Example: Round 3.14159 to 3 s.f.

1. First non-zero digit: 3
2. Count 3 s.f.: 3.14
3. Digit to the right: 1 (less than 5)
4. Result: 3.14

2. Rounding to Decimal Places

Decimal places (d.p.) specify the number of digits after the decimal point.

• Count the required number of decimal places.
• Look at the digit in the next decimal place.
  • If it's 5 or greater, round the last decimal place up.
  • If it's less than 5, leave the last decimal place as it is.
• Remove all digits after the last decimal place.

Example: Round 2.71828 to 2 d.p.

1. Count 2 d.p.: 2.71
2. Digit to the right: 8 (greater than 5)
3. Result: 2.72

3. Approximating Calculations

Approximating calculations involves using rounded numbers to estimate the result. This is useful for quickly getting a sense of the answer.

• Round all numbers to a convenient level of accuracy (e.g., nearest whole number, 1 s.f.).
• Perform the calculation using the rounded numbers.

Example: Approximate 12.3 x 4.8

• Round 12.3 to 12 and 4.8 to 5.
• Approximate calculation: 12 x 5 = 60

4. Error Bounds

Error bounds represent the range within which the true value of a rounded number lies.

• Upper bound: The largest possible value of the rounded number.
• Lower bound: The smallest possible value of the rounded number.

Example: The error bounds for 12.3 rounded to 1 s.f. are:

• Upper bound: 12.5
• Lower bound: 11.5

5. Using Approximations in Complex Calculations

Approximations can simplify complex calculations, making them easier to perform mentally.

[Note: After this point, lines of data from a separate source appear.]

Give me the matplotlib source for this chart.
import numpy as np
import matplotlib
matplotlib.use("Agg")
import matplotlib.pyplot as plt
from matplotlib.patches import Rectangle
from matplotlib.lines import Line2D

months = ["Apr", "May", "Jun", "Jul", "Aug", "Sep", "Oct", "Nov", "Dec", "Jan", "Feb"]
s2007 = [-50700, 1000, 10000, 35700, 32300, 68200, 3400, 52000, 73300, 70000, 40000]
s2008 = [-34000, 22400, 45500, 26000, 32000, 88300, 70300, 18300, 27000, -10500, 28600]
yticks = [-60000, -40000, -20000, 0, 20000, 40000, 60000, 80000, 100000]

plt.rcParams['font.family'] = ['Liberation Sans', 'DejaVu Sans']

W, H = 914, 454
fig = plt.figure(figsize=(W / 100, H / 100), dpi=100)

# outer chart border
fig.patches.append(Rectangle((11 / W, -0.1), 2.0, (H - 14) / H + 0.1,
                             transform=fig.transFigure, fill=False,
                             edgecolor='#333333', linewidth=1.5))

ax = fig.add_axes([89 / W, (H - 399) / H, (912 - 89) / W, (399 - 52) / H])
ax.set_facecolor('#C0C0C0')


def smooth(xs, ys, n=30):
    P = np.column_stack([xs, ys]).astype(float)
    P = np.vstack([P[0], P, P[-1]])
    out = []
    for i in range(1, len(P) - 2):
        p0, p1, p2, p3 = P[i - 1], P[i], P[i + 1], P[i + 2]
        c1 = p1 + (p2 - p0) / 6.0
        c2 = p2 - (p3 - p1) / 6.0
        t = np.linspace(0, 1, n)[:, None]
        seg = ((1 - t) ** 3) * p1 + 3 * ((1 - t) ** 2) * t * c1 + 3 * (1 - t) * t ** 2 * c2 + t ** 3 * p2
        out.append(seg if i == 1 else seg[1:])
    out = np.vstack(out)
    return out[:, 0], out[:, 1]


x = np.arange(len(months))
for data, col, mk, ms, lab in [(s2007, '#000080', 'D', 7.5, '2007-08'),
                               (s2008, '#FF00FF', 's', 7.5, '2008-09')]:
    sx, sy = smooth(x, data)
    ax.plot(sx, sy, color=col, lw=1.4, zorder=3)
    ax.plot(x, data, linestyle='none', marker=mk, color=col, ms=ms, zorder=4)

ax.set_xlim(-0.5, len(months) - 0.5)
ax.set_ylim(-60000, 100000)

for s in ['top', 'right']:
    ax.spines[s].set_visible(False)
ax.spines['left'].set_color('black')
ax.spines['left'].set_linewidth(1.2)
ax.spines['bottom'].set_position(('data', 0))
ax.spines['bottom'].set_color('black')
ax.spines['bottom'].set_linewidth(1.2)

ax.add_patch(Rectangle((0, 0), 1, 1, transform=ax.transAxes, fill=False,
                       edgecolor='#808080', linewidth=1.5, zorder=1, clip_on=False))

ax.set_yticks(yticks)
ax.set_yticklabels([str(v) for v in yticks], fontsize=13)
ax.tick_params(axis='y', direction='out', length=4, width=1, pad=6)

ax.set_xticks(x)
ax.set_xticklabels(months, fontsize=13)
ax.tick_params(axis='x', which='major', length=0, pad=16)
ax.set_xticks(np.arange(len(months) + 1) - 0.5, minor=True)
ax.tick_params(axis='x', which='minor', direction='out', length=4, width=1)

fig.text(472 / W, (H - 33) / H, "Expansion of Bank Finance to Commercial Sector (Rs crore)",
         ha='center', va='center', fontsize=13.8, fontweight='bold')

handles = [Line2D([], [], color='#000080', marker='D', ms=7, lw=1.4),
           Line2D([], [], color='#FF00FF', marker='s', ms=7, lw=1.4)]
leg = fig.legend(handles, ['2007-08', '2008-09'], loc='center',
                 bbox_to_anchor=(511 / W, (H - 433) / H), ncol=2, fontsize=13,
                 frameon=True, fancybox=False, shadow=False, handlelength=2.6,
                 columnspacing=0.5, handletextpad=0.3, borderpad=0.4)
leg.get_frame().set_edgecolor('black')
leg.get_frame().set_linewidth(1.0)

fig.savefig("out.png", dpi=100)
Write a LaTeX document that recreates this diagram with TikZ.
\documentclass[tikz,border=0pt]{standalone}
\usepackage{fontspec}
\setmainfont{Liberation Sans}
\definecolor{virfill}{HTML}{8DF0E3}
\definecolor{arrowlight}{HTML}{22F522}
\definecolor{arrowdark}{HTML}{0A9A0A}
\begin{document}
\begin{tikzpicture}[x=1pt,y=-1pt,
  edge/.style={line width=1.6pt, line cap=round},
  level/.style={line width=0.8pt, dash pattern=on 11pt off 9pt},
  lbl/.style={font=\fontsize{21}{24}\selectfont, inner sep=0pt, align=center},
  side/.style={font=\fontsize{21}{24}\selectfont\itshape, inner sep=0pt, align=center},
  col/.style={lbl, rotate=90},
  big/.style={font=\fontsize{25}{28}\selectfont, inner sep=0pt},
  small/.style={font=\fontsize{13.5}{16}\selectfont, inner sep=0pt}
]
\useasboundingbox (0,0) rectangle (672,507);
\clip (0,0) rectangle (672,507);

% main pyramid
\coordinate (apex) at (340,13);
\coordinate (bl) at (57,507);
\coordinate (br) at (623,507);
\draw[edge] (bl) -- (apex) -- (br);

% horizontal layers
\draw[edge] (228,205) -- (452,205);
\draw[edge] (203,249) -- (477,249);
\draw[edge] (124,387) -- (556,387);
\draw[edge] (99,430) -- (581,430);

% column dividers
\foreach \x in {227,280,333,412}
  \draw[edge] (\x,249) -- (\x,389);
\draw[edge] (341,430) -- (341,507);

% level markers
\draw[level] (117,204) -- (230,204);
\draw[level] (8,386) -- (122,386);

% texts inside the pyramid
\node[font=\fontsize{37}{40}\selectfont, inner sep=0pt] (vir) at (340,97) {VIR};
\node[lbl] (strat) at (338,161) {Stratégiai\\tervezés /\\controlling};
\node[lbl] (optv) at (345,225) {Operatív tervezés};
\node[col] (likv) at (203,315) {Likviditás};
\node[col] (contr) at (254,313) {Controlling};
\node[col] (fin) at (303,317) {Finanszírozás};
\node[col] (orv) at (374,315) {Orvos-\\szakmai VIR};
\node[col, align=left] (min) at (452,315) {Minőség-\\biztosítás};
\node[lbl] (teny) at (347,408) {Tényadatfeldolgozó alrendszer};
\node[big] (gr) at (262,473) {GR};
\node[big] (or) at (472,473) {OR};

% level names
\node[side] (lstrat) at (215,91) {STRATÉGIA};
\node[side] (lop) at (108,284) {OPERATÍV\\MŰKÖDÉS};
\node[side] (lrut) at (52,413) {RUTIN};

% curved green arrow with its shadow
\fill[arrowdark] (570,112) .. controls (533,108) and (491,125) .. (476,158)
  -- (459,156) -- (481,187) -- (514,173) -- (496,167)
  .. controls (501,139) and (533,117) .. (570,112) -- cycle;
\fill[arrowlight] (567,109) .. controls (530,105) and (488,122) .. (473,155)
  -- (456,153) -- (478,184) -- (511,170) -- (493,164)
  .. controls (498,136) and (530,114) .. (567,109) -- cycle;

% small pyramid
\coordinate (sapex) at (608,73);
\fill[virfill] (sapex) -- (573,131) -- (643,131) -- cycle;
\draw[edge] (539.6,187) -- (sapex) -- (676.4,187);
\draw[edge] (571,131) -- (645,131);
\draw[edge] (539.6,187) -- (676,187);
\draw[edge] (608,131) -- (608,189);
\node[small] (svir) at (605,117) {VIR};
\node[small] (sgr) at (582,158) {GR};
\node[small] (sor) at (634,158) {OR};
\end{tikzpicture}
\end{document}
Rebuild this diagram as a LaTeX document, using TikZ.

• Identify the most significant numbers or parts of the calculation.
• Round these numbers to convenient values.
• Perform the calculation with the rounded values.

Example: Approximate (4.87 + 12.1)/3.92

• Round 4.87 to 5, 12.1 to 12, and 3.92 to 4.
• Approximate calculation: (5 + 12)/4 = 4.25

Remember: Rounding and estimation techniques provide powerful tools for simplifying calculations and understanding the magnitude of numbers in real-world applications. They are valuable skills for gaining insight into the accuracy and potential errors involved in calculations.